Reproduce each line bearing the word "this".

◆ ◆ ◆ ◆ ◆ ◆ ◆

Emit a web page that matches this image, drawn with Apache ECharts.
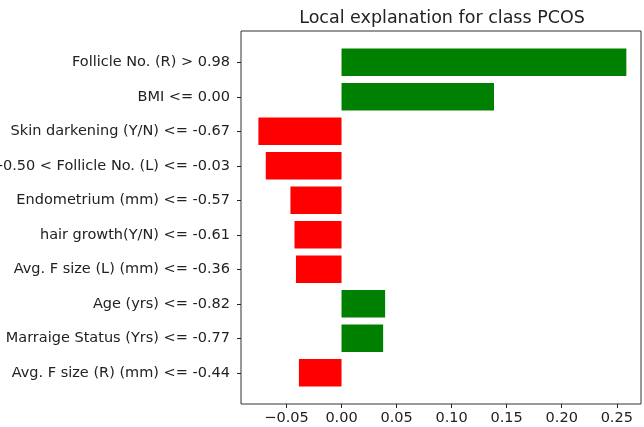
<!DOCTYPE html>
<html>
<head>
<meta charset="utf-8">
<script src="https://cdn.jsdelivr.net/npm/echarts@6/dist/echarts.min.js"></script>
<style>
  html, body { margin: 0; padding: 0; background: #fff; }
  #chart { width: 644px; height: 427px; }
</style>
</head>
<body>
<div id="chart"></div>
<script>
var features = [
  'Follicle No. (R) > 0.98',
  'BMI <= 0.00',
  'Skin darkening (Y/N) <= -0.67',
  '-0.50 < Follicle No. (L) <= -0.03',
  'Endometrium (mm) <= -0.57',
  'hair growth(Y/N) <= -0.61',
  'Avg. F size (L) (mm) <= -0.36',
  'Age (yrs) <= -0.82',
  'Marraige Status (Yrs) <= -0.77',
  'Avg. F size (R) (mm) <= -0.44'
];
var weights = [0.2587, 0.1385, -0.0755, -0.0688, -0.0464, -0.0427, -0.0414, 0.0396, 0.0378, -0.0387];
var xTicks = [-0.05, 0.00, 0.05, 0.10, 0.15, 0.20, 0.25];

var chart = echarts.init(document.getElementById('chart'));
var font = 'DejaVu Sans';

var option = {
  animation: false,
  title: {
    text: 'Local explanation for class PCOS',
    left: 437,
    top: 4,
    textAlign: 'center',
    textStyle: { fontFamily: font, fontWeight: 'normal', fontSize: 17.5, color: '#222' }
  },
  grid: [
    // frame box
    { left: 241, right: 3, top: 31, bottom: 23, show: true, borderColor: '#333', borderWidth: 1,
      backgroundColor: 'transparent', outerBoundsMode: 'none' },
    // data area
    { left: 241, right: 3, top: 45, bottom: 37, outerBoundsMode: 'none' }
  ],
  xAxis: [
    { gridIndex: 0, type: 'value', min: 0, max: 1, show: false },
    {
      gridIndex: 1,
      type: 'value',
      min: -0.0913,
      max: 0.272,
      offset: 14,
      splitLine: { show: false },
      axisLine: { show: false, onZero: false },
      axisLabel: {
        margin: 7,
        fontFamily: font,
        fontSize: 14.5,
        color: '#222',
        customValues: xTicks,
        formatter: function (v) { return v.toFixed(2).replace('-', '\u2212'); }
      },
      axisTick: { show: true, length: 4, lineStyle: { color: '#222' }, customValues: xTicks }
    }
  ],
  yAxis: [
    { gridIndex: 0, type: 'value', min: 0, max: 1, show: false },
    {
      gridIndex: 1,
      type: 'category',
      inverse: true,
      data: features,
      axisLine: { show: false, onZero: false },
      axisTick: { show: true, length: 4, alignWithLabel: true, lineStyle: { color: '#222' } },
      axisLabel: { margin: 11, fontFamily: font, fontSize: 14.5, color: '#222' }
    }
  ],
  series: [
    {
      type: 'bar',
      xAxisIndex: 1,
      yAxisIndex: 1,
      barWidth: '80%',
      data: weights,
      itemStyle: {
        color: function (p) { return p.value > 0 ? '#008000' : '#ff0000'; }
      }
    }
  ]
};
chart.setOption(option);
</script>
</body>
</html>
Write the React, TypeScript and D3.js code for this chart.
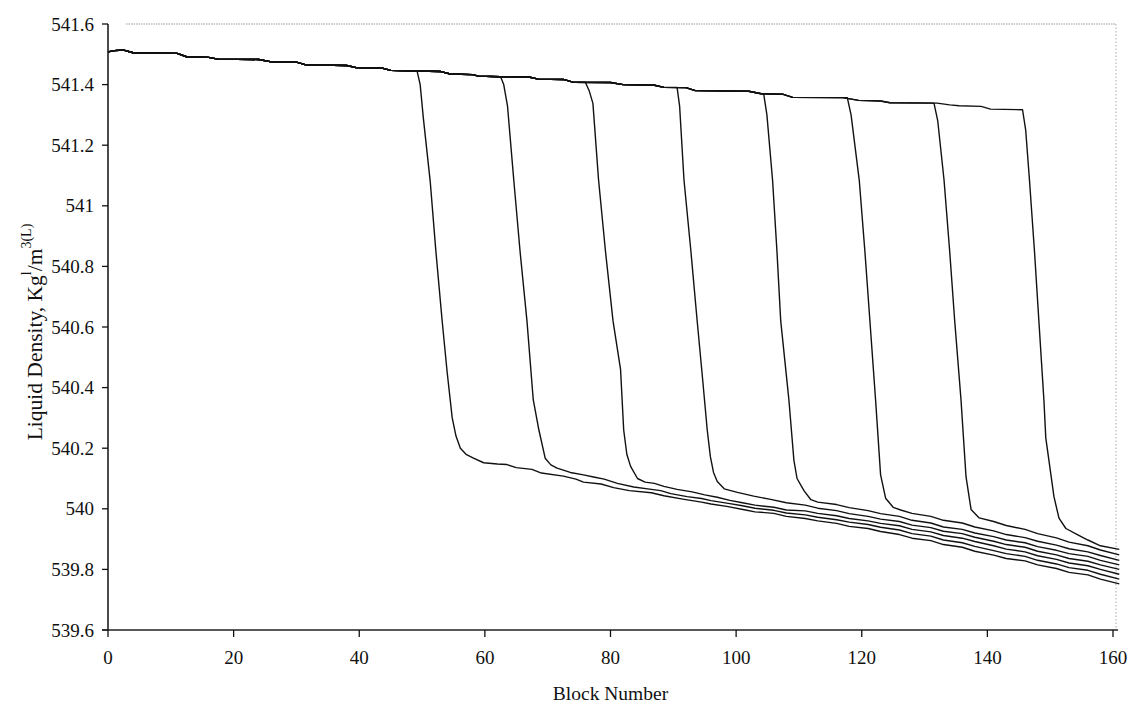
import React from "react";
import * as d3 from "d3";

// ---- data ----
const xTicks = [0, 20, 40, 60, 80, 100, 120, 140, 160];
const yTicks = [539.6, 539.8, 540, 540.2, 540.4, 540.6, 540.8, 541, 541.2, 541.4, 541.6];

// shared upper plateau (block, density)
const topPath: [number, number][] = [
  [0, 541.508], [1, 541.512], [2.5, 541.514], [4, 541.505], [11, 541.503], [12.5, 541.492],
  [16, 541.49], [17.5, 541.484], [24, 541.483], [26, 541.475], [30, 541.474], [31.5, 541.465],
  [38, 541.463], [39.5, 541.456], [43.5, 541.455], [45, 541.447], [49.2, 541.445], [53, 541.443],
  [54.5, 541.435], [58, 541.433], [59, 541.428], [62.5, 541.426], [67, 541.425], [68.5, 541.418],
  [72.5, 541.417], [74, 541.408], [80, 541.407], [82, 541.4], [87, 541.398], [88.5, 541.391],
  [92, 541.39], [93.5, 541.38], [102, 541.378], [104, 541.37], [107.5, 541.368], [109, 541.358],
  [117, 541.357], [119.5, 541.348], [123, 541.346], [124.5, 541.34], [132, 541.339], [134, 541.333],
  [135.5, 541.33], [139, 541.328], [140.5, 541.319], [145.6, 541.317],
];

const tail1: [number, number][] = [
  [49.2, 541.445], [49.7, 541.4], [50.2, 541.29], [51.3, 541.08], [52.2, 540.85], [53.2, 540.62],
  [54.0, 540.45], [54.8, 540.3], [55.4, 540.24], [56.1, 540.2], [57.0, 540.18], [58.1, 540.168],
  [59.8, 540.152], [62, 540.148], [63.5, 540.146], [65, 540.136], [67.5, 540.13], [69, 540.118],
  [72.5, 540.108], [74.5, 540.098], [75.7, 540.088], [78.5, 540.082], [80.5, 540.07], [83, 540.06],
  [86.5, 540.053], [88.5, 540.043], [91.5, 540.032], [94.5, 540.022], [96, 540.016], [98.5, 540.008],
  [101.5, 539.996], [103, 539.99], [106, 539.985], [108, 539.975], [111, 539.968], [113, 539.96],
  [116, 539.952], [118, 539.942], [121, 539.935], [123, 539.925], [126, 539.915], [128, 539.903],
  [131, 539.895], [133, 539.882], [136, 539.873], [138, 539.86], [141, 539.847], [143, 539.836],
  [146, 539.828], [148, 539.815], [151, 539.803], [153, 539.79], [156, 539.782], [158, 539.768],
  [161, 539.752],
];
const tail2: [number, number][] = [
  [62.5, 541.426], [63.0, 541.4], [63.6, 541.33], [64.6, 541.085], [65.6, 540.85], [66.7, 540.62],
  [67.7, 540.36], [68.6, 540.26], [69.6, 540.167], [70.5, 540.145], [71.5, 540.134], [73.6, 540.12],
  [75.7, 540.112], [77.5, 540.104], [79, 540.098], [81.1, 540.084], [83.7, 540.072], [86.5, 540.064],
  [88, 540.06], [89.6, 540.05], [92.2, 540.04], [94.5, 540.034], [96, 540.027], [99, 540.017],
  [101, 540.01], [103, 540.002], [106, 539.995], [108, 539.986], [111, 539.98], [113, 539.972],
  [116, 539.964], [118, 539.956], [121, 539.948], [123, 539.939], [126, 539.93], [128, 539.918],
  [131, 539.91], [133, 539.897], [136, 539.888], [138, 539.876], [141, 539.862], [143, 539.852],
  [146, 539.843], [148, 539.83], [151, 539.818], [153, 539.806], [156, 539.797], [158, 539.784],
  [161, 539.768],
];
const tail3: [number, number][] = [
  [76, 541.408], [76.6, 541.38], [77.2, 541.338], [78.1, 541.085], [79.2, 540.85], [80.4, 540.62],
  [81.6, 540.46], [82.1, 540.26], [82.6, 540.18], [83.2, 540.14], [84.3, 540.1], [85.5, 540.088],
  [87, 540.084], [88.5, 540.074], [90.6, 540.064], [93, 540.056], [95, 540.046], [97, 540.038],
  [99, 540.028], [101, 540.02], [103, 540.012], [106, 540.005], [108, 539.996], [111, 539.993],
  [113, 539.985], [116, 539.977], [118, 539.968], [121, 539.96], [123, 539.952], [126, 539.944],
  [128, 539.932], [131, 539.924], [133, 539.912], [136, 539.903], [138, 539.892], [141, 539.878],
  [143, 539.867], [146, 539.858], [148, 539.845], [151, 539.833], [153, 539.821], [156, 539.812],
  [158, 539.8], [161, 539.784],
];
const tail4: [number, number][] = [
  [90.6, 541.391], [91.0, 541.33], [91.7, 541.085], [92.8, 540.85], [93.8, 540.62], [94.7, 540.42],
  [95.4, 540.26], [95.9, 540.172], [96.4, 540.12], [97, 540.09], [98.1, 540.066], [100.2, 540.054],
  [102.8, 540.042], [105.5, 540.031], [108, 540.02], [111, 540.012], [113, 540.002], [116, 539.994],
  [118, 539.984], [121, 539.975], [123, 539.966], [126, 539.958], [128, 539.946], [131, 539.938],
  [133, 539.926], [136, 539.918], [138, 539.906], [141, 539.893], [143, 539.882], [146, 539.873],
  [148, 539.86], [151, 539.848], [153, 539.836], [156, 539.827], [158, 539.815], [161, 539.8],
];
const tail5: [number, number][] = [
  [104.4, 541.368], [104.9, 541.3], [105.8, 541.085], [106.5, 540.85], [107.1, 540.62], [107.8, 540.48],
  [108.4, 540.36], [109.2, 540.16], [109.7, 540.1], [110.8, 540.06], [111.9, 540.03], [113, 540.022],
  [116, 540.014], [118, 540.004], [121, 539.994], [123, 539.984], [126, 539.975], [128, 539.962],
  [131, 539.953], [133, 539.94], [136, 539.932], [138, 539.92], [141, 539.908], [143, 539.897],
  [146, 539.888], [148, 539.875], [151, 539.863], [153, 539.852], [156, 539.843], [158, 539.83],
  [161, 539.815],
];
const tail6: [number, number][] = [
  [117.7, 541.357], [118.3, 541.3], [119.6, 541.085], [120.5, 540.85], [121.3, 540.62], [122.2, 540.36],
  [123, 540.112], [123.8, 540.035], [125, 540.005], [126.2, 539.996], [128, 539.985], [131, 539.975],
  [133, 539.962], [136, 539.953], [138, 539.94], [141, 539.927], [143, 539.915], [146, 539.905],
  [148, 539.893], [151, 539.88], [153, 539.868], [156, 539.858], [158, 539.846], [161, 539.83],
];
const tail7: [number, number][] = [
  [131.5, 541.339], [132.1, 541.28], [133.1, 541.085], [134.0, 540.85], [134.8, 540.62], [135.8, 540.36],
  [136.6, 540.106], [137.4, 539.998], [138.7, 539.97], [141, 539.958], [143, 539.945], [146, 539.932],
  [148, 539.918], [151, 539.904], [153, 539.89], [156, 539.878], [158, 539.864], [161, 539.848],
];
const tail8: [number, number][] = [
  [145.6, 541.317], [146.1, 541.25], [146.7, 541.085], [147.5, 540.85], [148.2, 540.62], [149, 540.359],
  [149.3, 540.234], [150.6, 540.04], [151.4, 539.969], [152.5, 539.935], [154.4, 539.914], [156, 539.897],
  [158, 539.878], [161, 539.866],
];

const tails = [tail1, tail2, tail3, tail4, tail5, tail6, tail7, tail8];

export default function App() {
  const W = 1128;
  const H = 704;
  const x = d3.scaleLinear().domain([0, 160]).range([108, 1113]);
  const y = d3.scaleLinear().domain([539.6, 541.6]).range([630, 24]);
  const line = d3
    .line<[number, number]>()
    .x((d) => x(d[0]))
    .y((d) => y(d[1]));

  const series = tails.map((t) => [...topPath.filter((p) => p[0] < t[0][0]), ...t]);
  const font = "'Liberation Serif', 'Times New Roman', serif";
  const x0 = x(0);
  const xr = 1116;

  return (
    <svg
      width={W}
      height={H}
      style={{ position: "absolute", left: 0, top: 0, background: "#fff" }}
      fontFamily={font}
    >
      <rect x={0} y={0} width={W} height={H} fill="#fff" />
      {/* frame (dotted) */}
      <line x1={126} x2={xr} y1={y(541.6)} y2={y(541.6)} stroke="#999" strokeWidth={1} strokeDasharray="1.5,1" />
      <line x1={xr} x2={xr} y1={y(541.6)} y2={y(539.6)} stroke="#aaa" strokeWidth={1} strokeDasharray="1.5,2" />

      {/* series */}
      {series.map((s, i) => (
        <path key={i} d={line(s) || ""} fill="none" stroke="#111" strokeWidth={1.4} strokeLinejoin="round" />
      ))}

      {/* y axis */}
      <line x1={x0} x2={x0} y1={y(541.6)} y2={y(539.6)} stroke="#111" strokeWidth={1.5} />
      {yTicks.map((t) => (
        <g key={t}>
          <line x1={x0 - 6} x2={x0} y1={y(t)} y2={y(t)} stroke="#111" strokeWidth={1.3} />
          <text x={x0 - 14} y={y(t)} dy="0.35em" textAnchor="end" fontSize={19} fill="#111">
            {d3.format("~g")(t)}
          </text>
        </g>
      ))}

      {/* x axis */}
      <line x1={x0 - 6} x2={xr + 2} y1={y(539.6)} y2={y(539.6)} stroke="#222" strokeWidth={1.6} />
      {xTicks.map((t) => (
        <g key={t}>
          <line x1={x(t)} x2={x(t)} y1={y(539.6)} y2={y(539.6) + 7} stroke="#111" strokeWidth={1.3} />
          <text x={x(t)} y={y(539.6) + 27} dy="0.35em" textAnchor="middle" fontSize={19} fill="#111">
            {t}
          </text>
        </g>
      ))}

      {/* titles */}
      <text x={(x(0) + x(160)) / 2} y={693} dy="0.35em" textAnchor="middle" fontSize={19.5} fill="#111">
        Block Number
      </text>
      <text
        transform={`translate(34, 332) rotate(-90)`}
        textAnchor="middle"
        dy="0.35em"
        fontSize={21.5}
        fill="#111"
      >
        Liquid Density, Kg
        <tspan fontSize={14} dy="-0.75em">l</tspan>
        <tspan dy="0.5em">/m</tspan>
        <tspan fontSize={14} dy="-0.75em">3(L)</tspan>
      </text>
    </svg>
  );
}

◆ ◆ ◆ ◆ ◆ ◆ ◆

__OUTPUT__
Emit a web page that matches this image, drawn with Apache ECharts.
Write the React, TypeScript and D3.js code for this chart.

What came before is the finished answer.